**Supplied information:**

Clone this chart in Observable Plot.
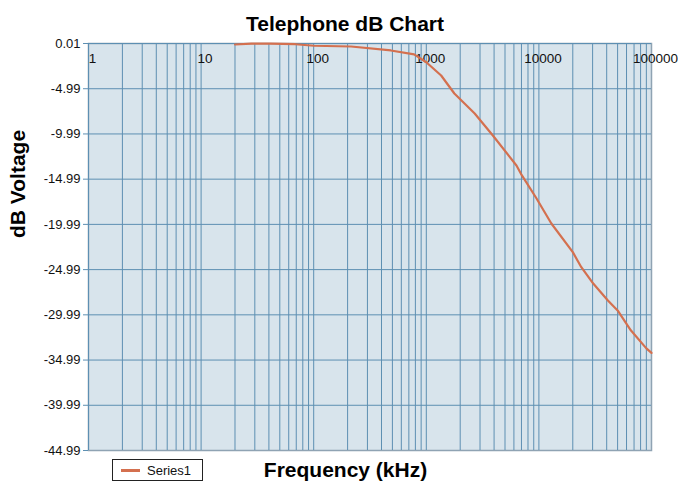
<!DOCTYPE html>
<html>
<head>
<meta charset="utf-8">
<script src="https://cdn.jsdelivr.net/npm/d3@7"></script>
<script src="https://cdn.jsdelivr.net/npm/@observablehq/plot@0.6"></script>
<style>
  html, body { margin: 0; padding: 0; background: #fff; }
  #wrap { position: relative; width: 678px; height: 482px; }
  #legend { position: absolute; left: 112px; top: 459px; width: 91px; height: 22px;
    border: 1px solid #222; background: #fff; font: 13px "Liberation Sans", Arial, sans-serif; color: #111;
    display: flex; align-items: center; box-sizing: border-box; }
  #legend .sw { width: 19px; height: 3px; background: #d4704f; margin-left: 8px; margin-right: 7px; }
</style>
</head>
<body>
<div id="wrap"><div id="chart"></div><div id="legend"><span class="sw"></span><span>Series1</span></div></div>
<script>
// Frequency (kHz) and dB voltage
const freq = [20, 28, 41.5, 69, 100, 215, 485, 780, 1000, 1355, 1775, 2690, 3900, 6320, 6930, 9500, 12900, 20000, 23800, 30500, 41000, 50000, 65500, 90000, 100000];
const dB   = [-0.1, 0, 0, -0.07, -0.24, -0.32, -0.76, -1.2, -2.06, -3.53, -5.52, -7.73, -10.16, -13.48, -14.4, -17.1, -19.89, -23.06, -24.72, -26.56, -28.4, -29.5, -31.7, -33.7, -34.2];
const xTickLabels = [1, 10, 100, 1000, 10000, 100000];
const yTickLabels = [0.01, -4.99, -9.99, -14.99, -19.99, -24.99, -29.99, -34.99, -39.99, -44.99];
const xGrid = [];
for (let e = 0; e < 5; e++) for (let m = 1; m <= 9; m++) xGrid.push(m * Math.pow(10, e));

const data = freq.map((f, i) => ({f, v: dB[i]}));

const chart = Plot.plot({
  width: 678,
  height: 482,
  marginTop: 43,
  marginLeft: 88,
  marginRight: 27,
  marginBottom: 32,
  style: {fontFamily: "'Liberation Sans', Arial, sans-serif", fontSize: "13px", background: "#fff", color: "#111"},
  x: {type: "log", domain: [1, 100000]},
  y: {domain: [-44.99, 0.01]},
  marks: [
    Plot.frame({fill: "#d8e4ec", stroke: null}),
    Plot.frame({stroke: "#8fa3b3", strokeWidth: 1.5}),
    Plot.ruleX(xGrid, {x: d => d, stroke: "#5d8fb2", strokeWidth: 1}),
    Plot.ruleY(yTickLabels.slice(0, -1), {y: d => d, stroke: "#5d8fb2", strokeWidth: 1}),
    Plot.axisY({ticks: yTickLabels, tickFormat: d => d.toFixed(2), tickSize: 5, tickPadding: 3, stroke: "#5d8fb2", label: null, fontSize: 13}),
    Plot.axisX({ticks: [], label: null, tickSize: 0}),
    Plot.text(xTickLabels, {x: d => d, frameAnchor: "top", lineAnchor: "top", dy: 10, dx: 4, text: d => String(d), fontSize: 13.5, fill: "#111"}),
    Plot.line(data, {x: "f", y: "v", stroke: "#d4704f", strokeWidth: 2.2, curve: "linear"}),
    Plot.text(["Telephone dB Chart"], {frameAnchor: "top", dx: -25, dy: -13, lineAnchor: "bottom", text: d => d, fontSize: 21, fontWeight: "bold", fill: "#000"}),
    Plot.text(["Frequency (kHz)"], {frameAnchor: "bottom", dx: -24.5, dy: 26, lineAnchor: "bottom", text: d => d, fontSize: 21, fontWeight: "bold", fill: "#000"}),
    Plot.text(["dB Voltage"], {frameAnchor: "left", dx: -70, dy: -9, rotate: -90, text: d => d, fontSize: 21, fontWeight: "bold", fill: "#000"})
  ]
});
document.getElementById("chart").appendChild(chart);
</script>
</body>
</html>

**The exercise:**
Each line of the material must be retyped exactly, except that images are omitted.

**Task result:**
Clone this chart in Observable Plot.
<!DOCTYPE html>
<html>
<head>
<meta charset="utf-8">
<script src="https://cdn.jsdelivr.net/npm/d3@7"></script>
<script src="https://cdn.jsdelivr.net/npm/@observablehq/plot@0.6"></script>
<style>
  html, body { margin: 0; padding: 0; background: #fff; }
  #wrap { position: relative; width: 678px; height: 482px; }
  #legend { position: absolute; left: 112px; top: 459px; width: 91px; height: 22px;
    border: 1px solid #222; background: #fff; font: 13px "Liberation Sans", Arial, sans-serif; color: #111;
    display: flex; align-items: center; box-sizing: border-box; }
  #legend .sw { width: 19px; height: 3px; background: #d4704f; margin-left: 8px; margin-right: 7px; }
</style>
</head>
<body>
<div id="wrap"><div id="chart"></div><div id="legend"><span class="sw"></span><span>Series1</span></div></div>
<script>
// Frequency (kHz) and dB voltage
const freq = [20, 28, 41.5, 69, 100, 215, 485, 780, 1000, 1355, 1775, 2690, 3900, 6320, 6930, 9500, 12900, 20000, 23800, 30500, 41000, 50000, 65500, 90000, 100000];
const dB   = [-0.1, 0, 0, -0.07, -0.24, -0.32, -0.76, -1.2, -2.06, -3.53, -5.52, -7.73, -10.16, -13.48, -14.4, -17.1, -19.89, -23.06, -24.72, -26.56, -28.4, -29.5, -31.7, -33.7, -34.2];
const xTickLabels = [1, 10, 100, 1000, 10000, 100000];
const yTickLabels = [0.01, -4.99, -9.99, -14.99, -19.99, -24.99, -29.99, -34.99, -39.99, -44.99];
const xGrid = [];
for (let e = 0; e < 5; e++) for (let m = 1; m <= 9; m++) xGrid.push(m * Math.pow(10, e));

const data = freq.map((f, i) => ({f, v: dB[i]}));

const chart = Plot.plot({
  width: 678,
  height: 482,
  marginTop: 43,
  marginLeft: 88,
  marginRight: 27,
  marginBottom: 32,
  style: {fontFamily: "'Liberation Sans', Arial, sans-serif", fontSize: "13px", background: "#fff", color: "#111"},
  x: {type: "log", domain: [1, 100000]},
  y: {domain: [-44.99, 0.01]},
  marks: [
    Plot.frame({fill: "#d8e4ec", stroke: null}),
    Plot.frame({stroke: "#8fa3b3", strokeWidth: 1.5}),
    Plot.ruleX(xGrid, {x: d => d, stroke: "#5d8fb2", strokeWidth: 1}),
    Plot.ruleY(yTickLabels.slice(0, -1), {y: d => d, stroke: "#5d8fb2", strokeWidth: 1}),
    Plot.axisY({ticks: yTickLabels, tickFormat: d => d.toFixed(2), tickSize: 5, tickPadding: 3, stroke: "#5d8fb2", label: null, fontSize: 13}),
    Plot.axisX({ticks: [], label: null, tickSize: 0}),
    Plot.text(xTickLabels, {x: d => d, frameAnchor: "top", lineAnchor: "top", dy: 10, dx: 4, text: d => String(d), fontSize: 13.5, fill: "#111"}),
    Plot.line(data, {x: "f", y: "v", stroke: "#d4704f", strokeWidth: 2.2, curve: "linear"}),
    Plot.text(["Telephone dB Chart"], {frameAnchor: "top", dx: -25, dy: -13, lineAnchor: "bottom", text: d => d, fontSize: 21, fontWeight: "bold", fill: "#000"}),
    Plot.text(["Frequency (kHz)"], {frameAnchor: "bottom", dx: -24.5, dy: 26, lineAnchor: "bottom", text: d => d, fontSize: 21, fontWeight: "bold", fill: "#000"}),
    Plot.text(["dB Voltage"], {frameAnchor: "left", dx: -70, dy: -9, rotate: -90, text: d => d, fontSize: 21, fontWeight: "bold", fill: "#000"})
  ]
});
document.getElementById("chart").appendChild(chart);
</script>
</body>
</html>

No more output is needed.